I was wondering whether there is an elementary argument to see that for $(R,m,k)$ local ring it holds that $\sqrt I=m$ for all non-trivial ideals $I$.
It is obvious that $\sqrt I \subseteq m$, however I cannot see why the other inclusion should hold in general.
Furthermore, if $R$ is noetherian, why does this imply that there is an $n$ s.t. $M^n \subseteq I \subseteq M$?
The claim as stated is false: there definitely are local rings of arbitrarily large Krull dimension: namely, $\dim \Bbb C[x_1,\cdots, x_n]_{(x_1)}=n$. In fact, for local rings the property holds if and only if either $\dim R=0$ or $R$ is a domain and $\dim R=1$: for the zero-dimensional case, it's a consequence of the fact that $\sqrt 0$ is the intersection of all the prime ideals; for the one-dimensional case it's because any non-zero prime ideal is a counterexample (but no problem if $M$ is the only non-zero prime ideal).
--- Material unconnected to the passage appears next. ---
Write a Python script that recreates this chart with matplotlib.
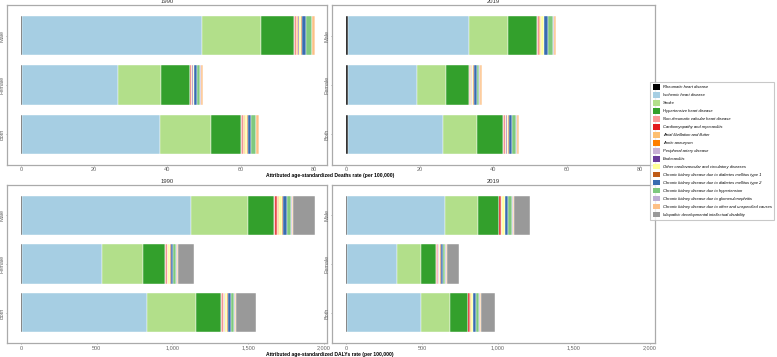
import numpy as np
import matplotlib.pyplot as plt
from matplotlib.patches import Patch

causes = ['Rheumatic heart disease', 'Ischemic heart disease', 'Stroke',
          'Hypertensive heart disease', 'Non-rheumatic valvular heart disease',
          'Cardiomyopathy and myocarditis', 'Atrial fibrillation and flutter',
          'Aortic aneurysm', 'Peripheral artery disease', 'Endocarditis',
          'Other cardiovascular and circulatory diseases',
          'Chronic kidney disease due to diabetes mellitus type 1',
          'Chronic kidney disease due to diabetes mellitus type 2',
          'Chronic kidney disease due to hypertension',
          'Chronic kidney disease due to glomerulonephritis',
          'Chronic kidney disease due to other and unspecified causes',
          'Idiopathic developmental intellectual disability']
colors = ['#000000', '#A6CEE3', '#B2DF8A', '#33A02C', '#FB9A99', '#E31A1C',
          '#FDBF6F', '#FF7F00', '#CAB2D6', '#6A3D9A', '#FFFF99', '#BF5B17',
          '#386CB0', '#7FC97F', '#BEAED4', '#FDC086', '#999999']
sexes = ['Male', 'Female', 'Both']

# deaths rate per 100,000 (order follows causes)
deaths_1990_male = [0.4, 49.0, 16.2, 8.9, 0.2, 0.5, 0.3, 0.1, 0.1, 0.1, 0.7, 0.2, 1.2, 1.5, 0.2, 0.6, 0]
deaths_1990_female = [0.4, 26.1, 11.7, 7.9, 0.15, 0.25, 0.2, 0.05, 0.05, 0.05, 0.4, 0.1, 0.8, 0.8, 0.15, 0.5, 0]
deaths_1990_both = [0.4, 37.5, 14.0, 8.3, 0.2, 0.35, 0.25, 0.08, 0.07, 0.07, 0.55, 0.15, 1.0, 1.2, 0.18, 0.6, 0]
deaths_2019_male = [0.3, 33.1, 10.7, 7.9, 0.2, 0.4, 0.3, 0.1, 0.05, 0.1, 0.6, 0.15, 1.1, 1.3, 0.2, 0.5, 0]
deaths_2019_female = [0.3, 18.8, 8.0, 6.3, 0.15, 0.25, 0.2, 0.05, 0.05, 0.05, 0.4, 0.1, 0.8, 0.8, 0.15, 0.5, 0]
deaths_2019_both = [0.3, 26.1, 9.3, 7.0, 0.18, 0.32, 0.25, 0.08, 0.05, 0.07, 0.5, 0.12, 0.95, 1.1, 0.18, 0.5, 0]

# DALYs rate per 100,000
dalys_1990_male = [10, 1113, 374, 176, 5, 14, 6, 3, 1, 3, 18, 5, 25, 28, 6, 11, 144]
dalys_1990_female = [10, 523, 275, 145, 3, 9, 4, 2, 1, 2, 12, 3, 17, 18, 4, 7, 110]
dalys_1990_both = [10, 822, 326, 163, 4, 11, 5, 2, 1, 2, 14, 4, 20, 23, 5, 8, 130]
dalys_2019_male = [6, 643, 218, 137, 4, 11, 5, 2, 1, 2, 14, 4, 21, 23, 5, 9, 104]
dalys_2019_female = [6, 326, 161, 99, 3, 8, 3, 1, 1, 1, 10, 3, 14, 16, 3, 7, 82]
dalys_2019_both = [6, 487, 191, 117, 3, 9, 4, 2, 1, 2, 12, 3, 18, 20, 4, 8, 95]

panels = [
    ('1990', [deaths_1990_male, deaths_1990_female, deaths_1990_both], [0.009, 0.538, 0.412, 0.448], (-3.8, 83.6), [0, 20, 40, 60, 80]),
    ('2019', [deaths_2019_male, deaths_2019_female, deaths_2019_both], [0.427, 0.538, 0.416, 0.448], (-4.0, 84.1), [0, 20, 40, 60, 80]),
    ('1990', [dalys_1990_male, dalys_1990_female, dalys_1990_both], [0.009, 0.039, 0.412, 0.443], (-92, 2021), [0, 500, 1000, 1500, 2000]),
    ('2019', [dalys_2019_male, dalys_2019_female, dalys_2019_both], [0.427, 0.039, 0.416, 0.443], (-97, 2036), [0, 500, 1000, 1500, 2000]),
]

fig = plt.figure(figsize=(7.77, 3.57), dpi=100)
plt.rcParams['font.family'] = ['Liberation Sans', 'DejaVu Sans']

for i, (title, rows, pos, xlim, ticks) in enumerate(panels):
    ax = fig.add_axes(pos)
    y = np.arange(len(sexes))
    vals = np.array(rows)
    left = np.zeros(len(sexes))
    for j in range(len(causes)):
        ax.barh(y, vals[:, j], left=left, height=0.8, color=colors[j],
                edgecolor='white', linewidth=0.3)
        left += vals[:, j]
    ax.set_ylim(2.62, -0.62)
    ax.set_xlim(*xlim)
    ax.set_xticks(ticks)
    ax.set_xticklabels([f'{t:,}' for t in ticks])
    ax.set_yticks(y)
    ax.set_yticklabels(sexes, rotation=90, va='center')
    ax.tick_params(labelsize=4, colors='#666666', length=0.8, width=0.4, pad=1.0)
    ax.tick_params(axis='y', pad=0.8)
    for s in ax.spines.values():
        s.set_color('#aaaaaa')
        s.set_linewidth(0.9)
    ax.set_title(title, fontsize=4.2, color='#333333', pad=1.2)

fig.text(0.425, 0.508, 'Attributed age-standardized Deaths rate (per 100,000)',
         ha='center', va='center', fontsize=3.6, fontweight='bold')
fig.text(0.425, 0.008, 'Attributed age-standardized DALYs rate (per 100,000)',
         ha='center', va='center', fontsize=3.6, fontweight='bold')

handles = [Patch(facecolor=c, edgecolor='none') for c in colors]
leg = fig.legend(handles, causes, loc='upper left', bbox_to_anchor=(0.837, 0.771),
                 frameon=True, handlelength=1.8, handleheight=1.7,
                 labelspacing=0.56, handletextpad=0.6, borderpad=0.6,
                 borderaxespad=0, prop={'style': 'italic', 'size': 3.0},
                 fancybox=False)
leg.get_frame().set_edgecolor('#bbbbbb')
leg.get_frame().set_linewidth(0.8)

fig.savefig('out.png', dpi=100, facecolor='white')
If $R$ is Noetherian, local and zero-dimensional, then the maximal ideal $M$ is finitely generated: namely $M=(a_1,\cdots, a_k)$. By the previous discussion, $M=\sqrt0$, therefore there are $e_k\in\Bbb N$ such that $a_k ^{e_k}=0$. Since $M^n$ is generated by the products in the form $a_1^{h_1}\cdots a_k^{h_k}$ such that $h_1+\cdots+ h_k=n$, we have that $M^{k\max\{e_1,\cdots, e_k\}}=0$. Therefore $M^{k\max\{e_1,\cdots, e_k\}}\subseteq I\subseteq M$ for all ideals $I$.
If $(R,M,k)$ is a Noetherian, local and one-dimensional domain, and if $0\subsetneq I\subseteq M$, then $(R/I,M/I,k)$ is Noetherian, local and zero-dimensional, and the previous case concludes.